| What you should do |
Output every line of the material exactly, omitting images.

| Data shown |
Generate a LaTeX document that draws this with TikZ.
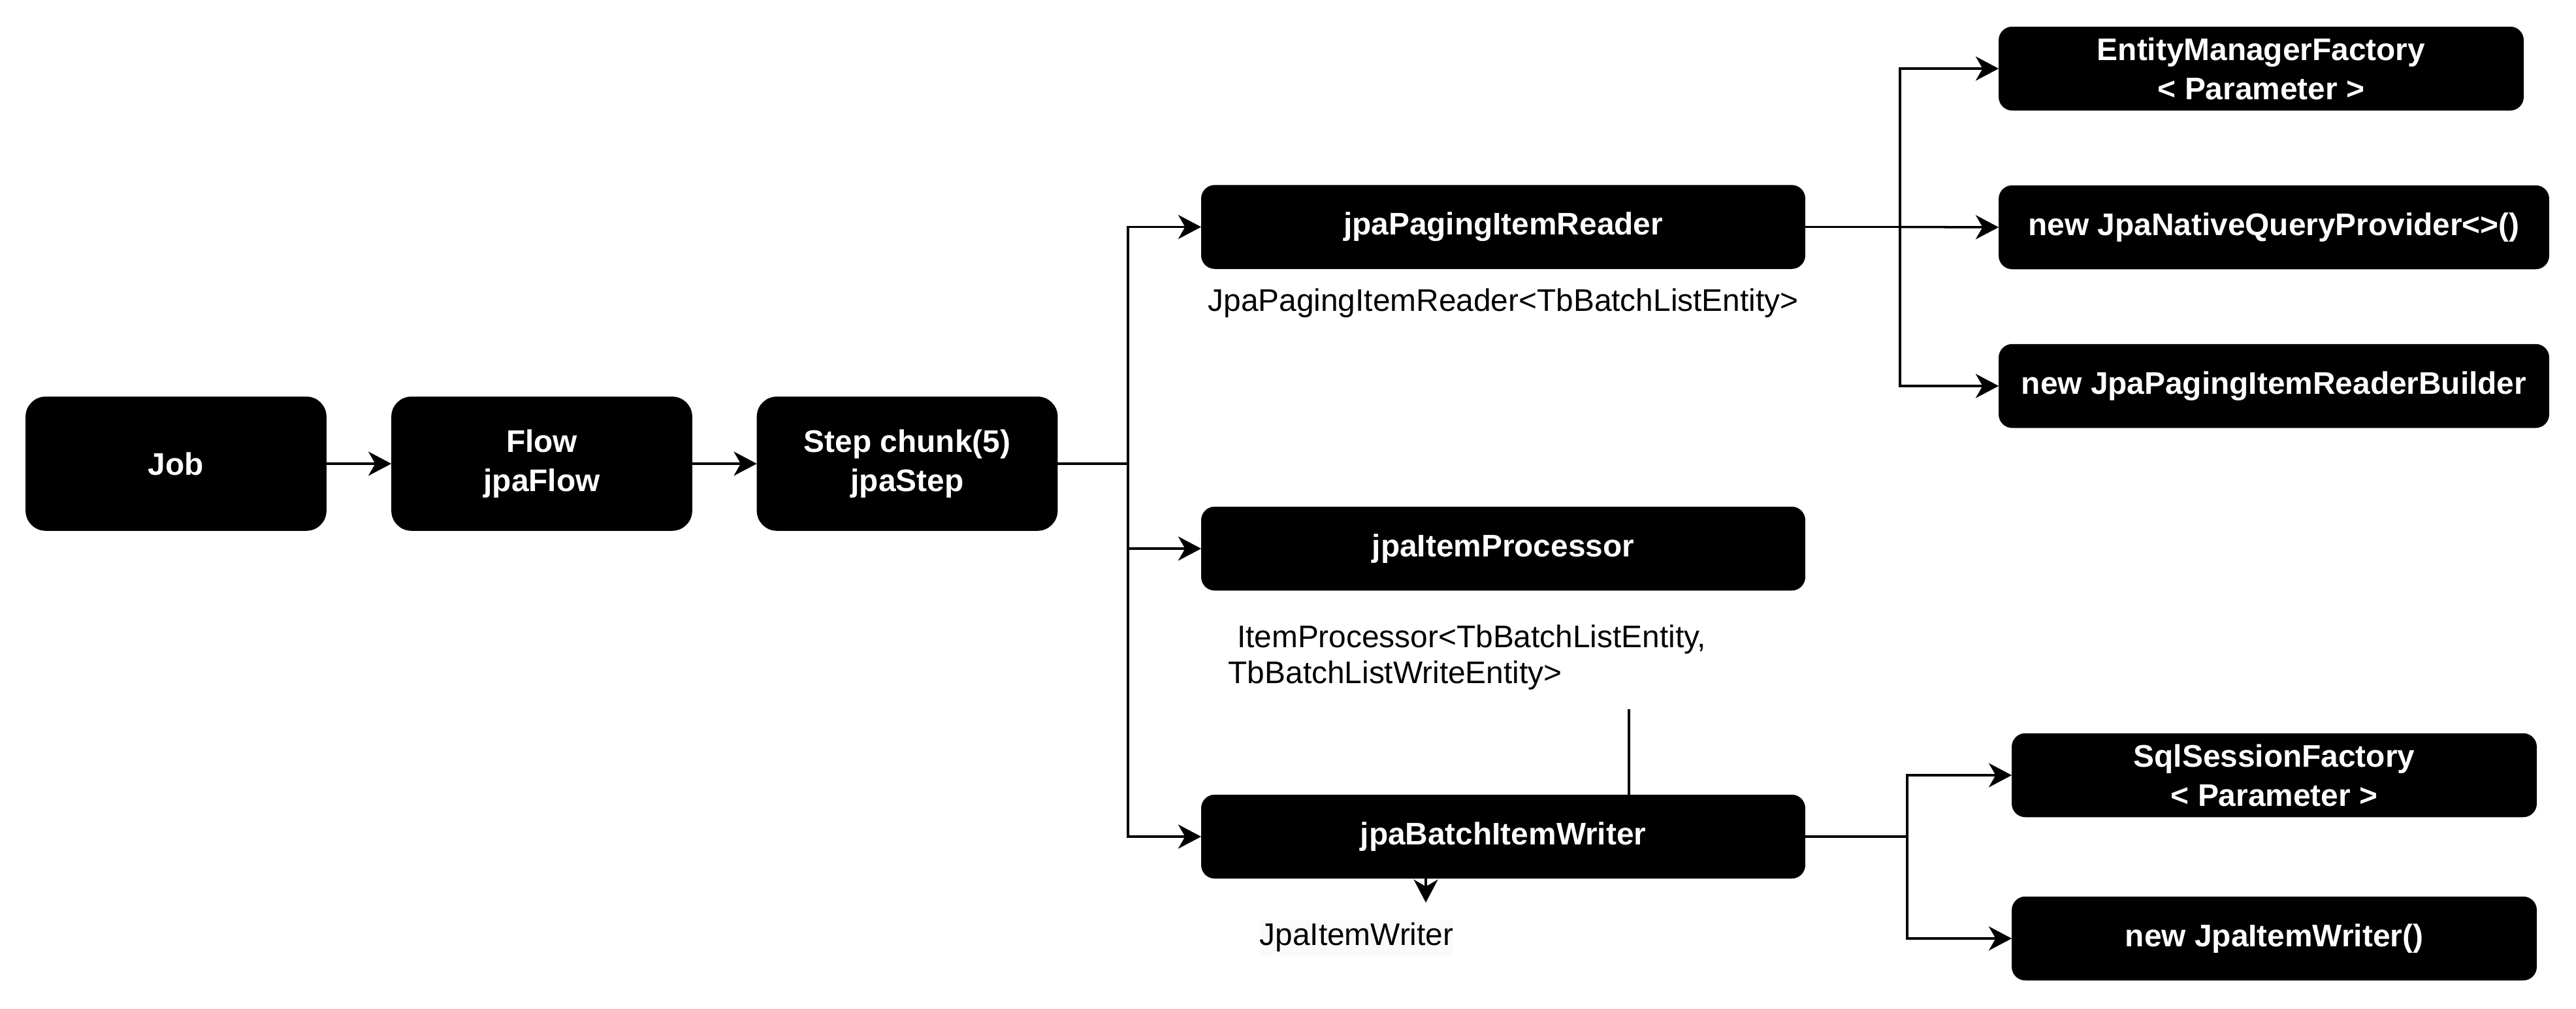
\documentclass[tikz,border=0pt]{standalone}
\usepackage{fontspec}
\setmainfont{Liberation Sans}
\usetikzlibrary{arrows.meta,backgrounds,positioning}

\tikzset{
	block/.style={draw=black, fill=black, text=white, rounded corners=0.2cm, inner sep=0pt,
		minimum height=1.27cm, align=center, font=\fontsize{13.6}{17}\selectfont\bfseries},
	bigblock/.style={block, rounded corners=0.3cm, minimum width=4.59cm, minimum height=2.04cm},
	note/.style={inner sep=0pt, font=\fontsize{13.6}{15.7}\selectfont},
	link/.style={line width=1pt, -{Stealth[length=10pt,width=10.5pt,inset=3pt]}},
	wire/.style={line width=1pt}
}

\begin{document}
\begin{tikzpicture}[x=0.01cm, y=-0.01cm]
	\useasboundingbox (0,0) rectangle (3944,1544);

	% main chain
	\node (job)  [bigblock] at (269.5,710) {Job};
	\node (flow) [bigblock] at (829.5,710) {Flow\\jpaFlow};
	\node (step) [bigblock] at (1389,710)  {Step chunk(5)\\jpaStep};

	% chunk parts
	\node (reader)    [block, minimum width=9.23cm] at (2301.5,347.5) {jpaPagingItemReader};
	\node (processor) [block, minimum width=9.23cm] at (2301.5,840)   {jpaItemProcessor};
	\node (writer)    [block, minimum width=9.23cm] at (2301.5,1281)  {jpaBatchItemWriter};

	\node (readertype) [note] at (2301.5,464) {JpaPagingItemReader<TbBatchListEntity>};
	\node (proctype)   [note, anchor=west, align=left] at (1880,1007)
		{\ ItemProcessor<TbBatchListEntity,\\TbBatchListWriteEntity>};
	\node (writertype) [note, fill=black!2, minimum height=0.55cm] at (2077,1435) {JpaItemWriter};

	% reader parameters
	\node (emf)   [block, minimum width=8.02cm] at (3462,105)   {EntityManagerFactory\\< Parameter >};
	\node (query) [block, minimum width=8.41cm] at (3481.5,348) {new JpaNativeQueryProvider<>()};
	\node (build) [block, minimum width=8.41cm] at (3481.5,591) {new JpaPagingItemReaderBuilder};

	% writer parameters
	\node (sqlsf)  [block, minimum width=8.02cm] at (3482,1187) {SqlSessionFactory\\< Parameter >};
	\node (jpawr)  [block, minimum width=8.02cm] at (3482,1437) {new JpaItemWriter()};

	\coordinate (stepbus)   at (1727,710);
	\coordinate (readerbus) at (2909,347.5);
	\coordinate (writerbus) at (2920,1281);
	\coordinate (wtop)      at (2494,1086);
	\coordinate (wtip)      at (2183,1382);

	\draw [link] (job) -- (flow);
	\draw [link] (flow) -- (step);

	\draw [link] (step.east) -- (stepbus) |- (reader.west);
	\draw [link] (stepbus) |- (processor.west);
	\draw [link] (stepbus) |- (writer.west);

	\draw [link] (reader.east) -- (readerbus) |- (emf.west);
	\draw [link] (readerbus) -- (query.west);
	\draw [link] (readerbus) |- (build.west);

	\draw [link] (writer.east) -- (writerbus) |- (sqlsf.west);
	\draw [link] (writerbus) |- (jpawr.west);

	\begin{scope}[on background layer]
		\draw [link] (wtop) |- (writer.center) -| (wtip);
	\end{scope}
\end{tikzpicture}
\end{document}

| Exercise solution |
Generate a LaTeX document that draws this with TikZ.
\documentclass[tikz,border=0pt]{standalone}
\usepackage{fontspec}
\setmainfont{Liberation Sans}
\usetikzlibrary{arrows.meta,backgrounds,positioning}

\tikzset{
	block/.style={draw=black, fill=black, text=white, rounded corners=0.2cm, inner sep=0pt,
		minimum height=1.27cm, align=center, font=\fontsize{13.6}{17}\selectfont\bfseries},
	bigblock/.style={block, rounded corners=0.3cm, minimum width=4.59cm, minimum height=2.04cm},
	note/.style={inner sep=0pt, font=\fontsize{13.6}{15.7}\selectfont},
	link/.style={line width=1pt, -{Stealth[length=10pt,width=10.5pt,inset=3pt]}},
	wire/.style={line width=1pt}
}

\begin{document}
\begin{tikzpicture}[x=0.01cm, y=-0.01cm]
	\useasboundingbox (0,0) rectangle (3944,1544);

	% main chain
	\node (job)  [bigblock] at (269.5,710) {Job};
	\node (flow) [bigblock] at (829.5,710) {Flow\\jpaFlow};
	\node (step) [bigblock] at (1389,710)  {Step chunk(5)\\jpaStep};

	% chunk parts
	\node (reader)    [block, minimum width=9.23cm] at (2301.5,347.5) {jpaPagingItemReader};
	\node (processor) [block, minimum width=9.23cm] at (2301.5,840)   {jpaItemProcessor};
	\node (writer)    [block, minimum width=9.23cm] at (2301.5,1281)  {jpaBatchItemWriter};

	\node (readertype) [note] at (2301.5,464) {JpaPagingItemReader<TbBatchListEntity>};
	\node (proctype)   [note, anchor=west, align=left] at (1880,1007)
		{\ ItemProcessor<TbBatchListEntity,\\TbBatchListWriteEntity>};
	\node (writertype) [note, fill=black!2, minimum height=0.55cm] at (2077,1435) {JpaItemWriter};

	% reader parameters
	\node (emf)   [block, minimum width=8.02cm] at (3462,105)   {EntityManagerFactory\\< Parameter >};
	\node (query) [block, minimum width=8.41cm] at (3481.5,348) {new JpaNativeQueryProvider<>()};
	\node (build) [block, minimum width=8.41cm] at (3481.5,591) {new JpaPagingItemReaderBuilder};

	% writer parameters
	\node (sqlsf)  [block, minimum width=8.02cm] at (3482,1187) {SqlSessionFactory\\< Parameter >};
	\node (jpawr)  [block, minimum width=8.02cm] at (3482,1437) {new JpaItemWriter()};

	\coordinate (stepbus)   at (1727,710);
	\coordinate (readerbus) at (2909,347.5);
	\coordinate (writerbus) at (2920,1281);
	\coordinate (wtop)      at (2494,1086);
	\coordinate (wtip)      at (2183,1382);

	\draw [link] (job) -- (flow);
	\draw [link] (flow) -- (step);

	\draw [link] (step.east) -- (stepbus) |- (reader.west);
	\draw [link] (stepbus) |- (processor.west);
	\draw [link] (stepbus) |- (writer.west);

	\draw [link] (reader.east) -- (readerbus) |- (emf.west);
	\draw [link] (readerbus) -- (query.west);
	\draw [link] (readerbus) |- (build.west);

	\draw [link] (writer.east) -- (writerbus) |- (sqlsf.west);
	\draw [link] (writerbus) |- (jpawr.west);

	\begin{scope}[on background layer]
		\draw [link] (wtop) |- (writer.center) -| (wtip);
	\end{scope}
\end{tikzpicture}
\end{document}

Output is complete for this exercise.